Eine Erfolgsstrategie auch für die deutsche Parteienlandschaft? Zwar erzielte die AfD bei den Bundestagswahlen keine vergleichbaren Ergebnisse und ist von einer Regierungsbeteiligung weit entfernt, die Frage der Zusammenarbeit stellt sich dennoch. Karsten Grabow, Experte der Konrad-Adenauer-Stiftung für Parteienforschung, befürchtet durch die populistischen Strategien einen „Verfall der politischen Kultur“, eben weil die Diskurse auf Emotionen, nicht auf Fakten basierten und nur den Wählerfang im Blick hätten. Gleichzeitig erwarte er aber auch, dass sich die anderen Parteien gerade bei der Regierungsbildung kooperativ zeigten und Verantwortung übernähmen.

Im europäischen Vergleich könne man in Deutschland weder von politischem Umbruch, noch von neuem Leadership sprechen. Die Parteienlandschaft sei von hoher Kontinuität geprägt, die beiden stärksten Parteien, CDU/CSU und SPD, gehörten seit Gründung der Bundesrepublik Deutschland vor 69 Jahren dauerhaft dem Bundestag an, die Grünen immerhin seit 35 Jahren, die Linkspartei seit 28 Jahren. Diese Kontinuität hänge sicherlich auch mit der stabilen wirtschaftlichen Situation zusammen. Aber auch Österreich ist ein Wohlstandsland, trotzdem waren im Mai 2017 laut Umfragen 67 Prozent der Bevölkerung überzeugt, dass sich das Land in eine falsche Richtung entwickle. Und in Tschechien hatte sich unter der vorherigen Regierung vieles zum Besseren gewandt: Die Arbeitslosigkeit fiel unter den EU-Durchschnitt, das BIP stieg an – trotzdem gewannen nicht nur Babis, sondern auch der Präsident Milo Zeman mit Anti-Migrations- und Anti-EU-Diskursen die Wahlen.

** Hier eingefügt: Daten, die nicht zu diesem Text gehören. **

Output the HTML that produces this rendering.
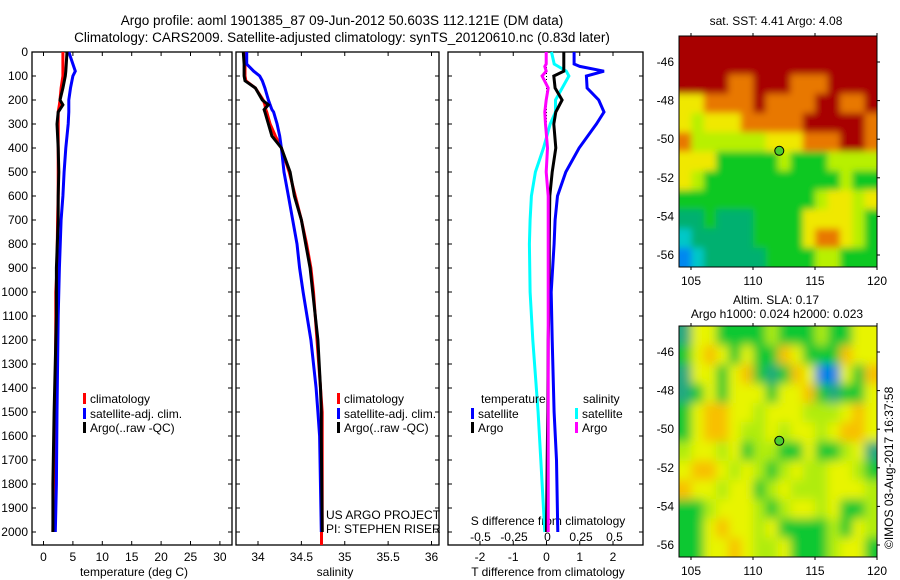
<!DOCTYPE html>
<html><head><meta charset="utf-8"><style>
body{margin:0;background:#fff;}
svg{display:block;font-family:"Liberation Sans",sans-serif;}
</style></head><body>
<svg id="c" width="900" height="580" xmlns="http://www.w3.org/2000/svg" data-name="argo-profile-figure" data-interactable="false">
<defs>
<filter id="bl1" x="-5%" y="-5%" width="110%" height="110%"><feGaussianBlur stdDeviation="3.5"/></filter>
<filter id="bl2" x="-5%" y="-5%" width="110%" height="110%"><feGaussianBlur stdDeviation="5"/></filter>
<clipPath id="cp1"><rect x="679" y="36" width="198" height="231"/></clipPath>
<clipPath id="cp2"><rect x="679" y="326" width="198" height="231"/></clipPath>
</defs>
<text x="342" y="25" font-size="13.5" text-anchor="middle" data-name="title-line-1" data-interactable="false">Argo profile: aoml 1901385_87 09-Jun-2012 50.603S 112.121E (DM data)</text>
<text x="342" y="42" font-size="13.5" text-anchor="middle" data-name="title-line-2" data-interactable="false">Climatology: CARS2009. Satellite-adjusted climatology: synTS_20120610.nc (0.83d later)</text>
<g id="g"></g>
</svg>
<script>
// ---- data ----
const tDepth=[0,80,100,150,200,220,250,300,400,500,600,700,900,1000,1100,1500,1800,2000];
const tClim=[3.3,3.3,3.3,3.0,2.8,2.7,2.5,2.5,2.5,2.5,2.5,2.4,2.3,2.1,2.1,2.0,1.7,1.6];
const tSat=[4.3,5.4,5.0,4.6,4.3,4.3,4.3,4.2,3.8,3.5,3.3,3.0,2.7,2.6,2.5,2.3,2.2,2.0];
const tArgo=[4.0,3.8,3.7,3.3,2.8,3.3,2.5,2.3,2.5,2.6,2.5,2.5,2.2,2.2,2.2,1.8,1.6,1.6];
const sDepth=[0,50,80,100,120,150,200,220,240,250,300,350,400,500,600,700,800,900,1000,1200,1400,1500,1600,2000];
const sClim=[33.85,33.85,33.85,33.85,33.86,33.97,34.06,34.08,34.09,34.10,34.14,34.20,34.27,34.36,34.43,34.50,34.56,34.61,34.64,34.68,34.72,34.74,34.74,34.74];
const sSat=[33.87,33.87,33.95,34.02,34.05,34.08,34.12,34.14,34.16,34.18,34.22,34.25,34.27,34.30,34.35,34.40,34.45,34.48,34.52,34.61,34.67,34.69,34.71,34.73];
const sArgo=[33.83,33.84,33.84,33.84,33.85,33.97,34.05,34.12,34.07,34.08,34.12,34.16,34.27,34.37,34.42,34.50,34.55,34.60,34.63,34.69,34.72,34.73,34.73,34.74];
const dDepth=[0,50,60,80,100,150,200,250,300,400,500,600,700,800,1000,1200,1500,1700,2000];
const dTSat=[0.83,0.83,1.0,1.73,1.2,1.22,1.57,1.73,1.5,0.98,0.58,0.33,0.26,0.23,0.14,0.17,0.23,0.3,0.34];
const dTArgo=[0.52,0.52,0.52,0.52,0.22,0.26,0.47,0.28,0.22,0.28,0.17,0.1,0.09,0.08,0.08,0.05,0.04,0.02,0.0];
const dSSat=[0.03,0.05,0.08,0.14,0.16,0.11,0.06,0.06,0.02,-0.03,-0.09,-0.12,-0.13,-0.135,-0.13,-0.11,-0.07,-0.05,-0.02];
const dSArgo=[-0.01,-0.01,-0.02,-0.01,-0.04,0.005,-0.01,-0.02,-0.015,0.0,-0.01,0.005,0.005,0.005,0.005,0.005,0.005,0.005,0.005];
const depthTicks=[0,100,200,300,400,500,600,700,800,900,1000,1100,1200,1300,1400,1500,1600,1700,1800,1900,2000];
const tTicks=[0,5,10,15,20,25,30];
const sTicks=[34,34.5,35,35.5,36];
const dtTicks=[-2,-1,0,1,2];
const dsTicks=[-0.5,-0.25,0,0.25,0.5];
const sstRows=["RRRRRRRRRRRRRRRR","RRRRRRRRRRRRRRRR","RRRROORRROOORRRR","YYOOOOROOOORROOR","YLYYYOOOOORRRRRO","OLLLLLLYYYOOORRO","YYYGGGGGLGGGLLLL","YLGGGGGGGGGGGLGG","GGGGGGGGGGGLYYLY","TTGTTTGGGGYYYYLG","CTTTTTGGGGYOOYLG","BCTTTTTGGGGLLGGG"];
const slaRows=["TYYGGGGLGGGLGGYY","GYOYGYGGOYGGGOYY","TYYGYOGTGOYBBYGO","TGYGYYYGYYOGTGGY","GYOOYYLYYYLLLYOY","GYOOYLLYLYYLYOOY","LYYLYGLLGGYGGLYT","YOOYLYLGLYLLYYLG","OYYLYYGLYLLLYYYL","GGLYYYLGLYYLYGGL","GGYOYYLYGGGGLGYL","GGYYOYLLYGGGLYYG"];
const lonTicks=[105,110,115,120];
const latTicks=[-46,-48,-50,-52,-54,-56];

const NS="http://www.w3.org/2000/svg";
const G=document.getElementById('g');
function el(t,a,p){const e=document.createElementNS(NS,t);for(const k in a)e.setAttribute(k,a[k]);(p||G).appendChild(e);return e;}
function txt(x,y,s,anchor,size,p){const e=el('text',{x:x,y:y,'font-size':size||12,'text-anchor':anchor||'start'},p);e.textContent=s;return e;}
const Y=d=>52+d*0.24;
const TOP=52,BOT=545;
const xT=v=>43.5+v*5.88, xS=v=>258+(v-34)*86.75, xDT=v=>546.5+v*33.25, xDS=v=>547.5+v*134;

function panel(x0,x1,name){
  const r=el('rect',{x:x0,y:TOP,width:x1-x0,height:BOT-TOP,fill:'none',stroke:'#000','stroke-width':1.3});
  r.setAttribute('data-name',name);
  r.setAttribute('data-interactable','false');
  depthTicks.forEach(d=>{el('line',{x1:x0,x2:x0+4,y1:Y(d),y2:Y(d),stroke:'#000'});el('line',{x1:x1,x2:x1-4,y1:Y(d),y2:Y(d),stroke:'#000'});});
}
function series(xs,vals,depths,fn,color,name,w){
  const pts=vals.map((v,i)=>fn(v).toFixed(1)+','+Y(depths[i]).toFixed(1)).join(' ');
  const p=el('polyline',{points:pts,fill:'none',stroke:color,'stroke-width':w||3,'stroke-linejoin':'miter'});
  p.setAttribute('data-name',name);
  p.setAttribute('data-interactable','false');
}
depthTicks.forEach(d=>{const t=txt(28,Y(d)+4,String(d),'end',12);t.setAttribute('data-name','y-tick-label');t.setAttribute('data-interactable','false');});

// panel 1
panel(32,232,'temperature-panel');
tTicks.forEach(v=>{el('line',{x1:xT(v),x2:xT(v),y1:BOT,y2:BOT-4,stroke:'#000'});el('line',{x1:xT(v),x2:xT(v),y1:TOP,y2:TOP+4,stroke:'#000'});txt(xT(v),561,String(v),'middle',12);});
txt(134,576,'temperature (deg C)','middle',12).setAttribute('data-name','x-axis-title-temperature');
series(0,tClim,tDepth,xT,'#f00','temp-climatology-line');
series(0,tSat,tDepth,xT,'#00f','temp-satellite-line');
series(0,tArgo,tDepth,xT,'#000','temp-argo-line');
function legend(x,y,color,label,name){const r=el('rect',{x:x,y:y-10,width:3,height:11,fill:color});r.setAttribute('data-name',name);r.setAttribute('data-interactable','false');txt(x+7,y,label,'start',12);}
legend(83,403,'#f00','climatology','legend-climatology');
legend(83,418,'#00f','satellite-adj. clim.','legend-satellite');
legend(83,432,'#000','Argo(..raw -QC)','legend-argo');

// panel 2
panel(236,439,'salinity-panel');
sTicks.forEach(v=>{el('line',{x1:xS(v),x2:xS(v),y1:BOT,y2:BOT-4,stroke:'#000'});el('line',{x1:xS(v),x2:xS(v),y1:TOP,y2:TOP+4,stroke:'#000'});txt(xS(v),561,String(v),'middle',12);});
txt(335,576,'salinity','middle',12).setAttribute('data-name','x-axis-title-salinity');
series(0,sClim,sDepth,xS,'#f00','sal-climatology-line');
series(0,sSat,sDepth,xS,'#00f','sal-satellite-line');
series(0,sArgo,sDepth,xS,'#000','sal-argo-line');
el('rect',{x:320,y:Y(2000),width:3,height:BOT-Y(2000),fill:'#f00'});
legend(337,403,'#f00','climatology','legend2-climatology');
legend(337,418,'#00f','satellite-adj. clim.','legend2-satellite');
legend(337,432,'#000','Argo(..raw -QC)','legend2-argo');
txt(326,519,'US ARGO PROJECT','start',12).setAttribute('data-name','project-label');
txt(326,533,'PI: STEPHEN RISER','start',12).setAttribute('data-name','pi-label');

// panel 3
panel(448,643,'difference-panel');
dtTicks.forEach(v=>{el('line',{x1:xDT(v),x2:xDT(v),y1:BOT,y2:BOT-4,stroke:'#000'});el('line',{x1:xDT(v),x2:xDT(v),y1:TOP,y2:TOP+4,stroke:'#000'});txt(xDT(v),561,String(v),'middle',12);});
dsTicks.forEach(v=>{txt(xDS(v),541,String(v),'middle',12);});
txt(548,525,'S difference from climatology','middle',12).setAttribute('data-name','s-diff-axis-title');
txt(548,576,'T difference from climatology','middle',12).setAttribute('data-name','t-diff-axis-title');
el('line',{x1:xDT(0),x2:xDT(0),y1:TOP,y2:Y(400),stroke:'#000','stroke-dasharray':'1,2'});
series(0,dSSat,dDepth,xDS,'#0ff','s-diff-satellite-line');
series(0,dTArgo,dDepth,xDT,'#000','t-diff-argo-line');
series(0,dSArgo,dDepth,xDS,'#f0f','s-diff-argo-line');
series(0,dTSat,dDepth,xDT,'#00f','t-diff-satellite-line');
txt(481,403,'temperature','start',12);
txt(583,403,'salinity','start',12);
legend(471,418,'#00f','satellite','legend3-t-satellite');
legend(471,432,'#000','Argo','legend3-t-argo');
legend(575,418,'#0ff','satellite','legend3-s-satellite');
legend(575,432,'#f0f','Argo','legend3-s-argo');

// maps
const COL={R:'#a80000',O:'#e87800',Y:'#f0e800',L:'#b8f000',G:'#10c820',T:'#00b070',C:'#00c8c8',B:'#0088f0'};
const COL2={R:'#a80000',O:'#f8c000',Y:'#e8f400',L:'#b0ec10',G:'#10c830',T:'#20a880',C:'#00c8c8',B:'#0080e8'};
const MX0=679,MX1=877,lonX=v=>691+(v-105)*12.4;
function map(y0,rows,cols,name,filt,clip){
  const h=231;
  const outer=el('g',{'clip-path':'url(#'+clip+')'});
  const g=el('g',{filter:'url(#'+filt+')'},outer);
  g.setAttribute('data-name',name);
  g.setAttribute('data-interactable','false');
  const nr=rows.length,nc=rows[0].length,cw=(MX1-MX0)/nc,ch=h/nr;
  rows.forEach((r,i)=>{for(let j=0;j<nc;j++){
    const x=MX0+j*cw-(j==0?10:0), w=cw+0.5+(j==0?10:0)+(j==nc-1?10:0);
    const y=y0+i*ch-(i==0?10:0), hh=ch+0.5+(i==0?10:0)+(i==nr-1?10:0);
    el('rect',{x:x,y:y,width:w,height:hh,fill:cols[r[j]]},g);}});
  el('rect',{x:MX0,y:y0,width:MX1-MX0,height:h,fill:'none',stroke:'#000'});
  const latY=v=>y0+26+(-46-v)*19.3;
  lonTicks.forEach(v=>{el('line',{x1:lonX(v),x2:lonX(v),y1:y0-3,y2:y0,stroke:'#000'});el('line',{x1:lonX(v),x2:lonX(v),y1:y0+h,y2:y0+h+3,stroke:'#000'});txt(lonX(v),y0+h+18,String(v),'middle',12);});
  latTicks.forEach(v=>{el('line',{x1:MX1,x2:MX1+3,y1:latY(v),y2:latY(v),stroke:'#000'});txt(674,latY(v)+4,String(v),'end',12);});
  const dot=el('circle',{cx:lonX(112.12),cy:latY(-50.6),r:4.5,fill:'#4ccc30',stroke:'#000'});
  dot.setAttribute('data-name','float-location-marker');
  dot.setAttribute('data-interactable','false');
}
map(36,sstRows,COL,'sst-map','bl1','cp1');
map(326,slaRows,COL2,'sla-map','bl2','cp2');
txt(776,25,'sat. SST: 4.41 Argo: 4.08','middle',12).setAttribute('data-name','sst-map-title');
txt(776,304,'Altim. SLA: 0.17','middle',12).setAttribute('data-name','sla-map-title');
txt(777,318,'Argo h1000: 0.024 h2000: 0.023','middle',12).setAttribute('data-name','sla-map-subtitle');
const cr=txt(0,0,'©IMOS 03-Aug-2017 16:37:58','start',12);
cr.setAttribute('transform','translate(893,549) rotate(-90)');
cr.setAttribute('data-name','copyright-label');
cr.setAttribute('data-interactable','false');
</script>
</body></html>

Eine Bestandsaufnahme, die überzeugte Demokraten und Europäer zur Verzweiflung bringen kann. Der Blick von außen erzählt aber eine andere Geschichte. Immerhin hat die Europäische Union im weltweiten Vergleich eine starke, prosperierende Wirtschaft mit einem Wachstum, das 2017 sogar die USA überholte und zieht weiterhin viele Investoren an. Für Jean Dominique Giuliani, Präsident der Robert-Schumann-Stiftung, gibt es deshalb genug Gründe zur Hoffnung. Die antidemokratischen Bewegungen sieht er als ein internationales Phänomen, die Globalisierung und all die neuen Ängste und Unsicherheiten als eine der Ursachen. Da die europäische Gemeinschaft dennoch nicht selbstverständlich sei, müsse dafür aktiv eingestanden werden. „Man kann Europa nicht einfordern, man muss Europa beweisen“, sagt er zum Abschluss. Ein bisschen Hoffnung kann dabei bestimmt nicht schaden.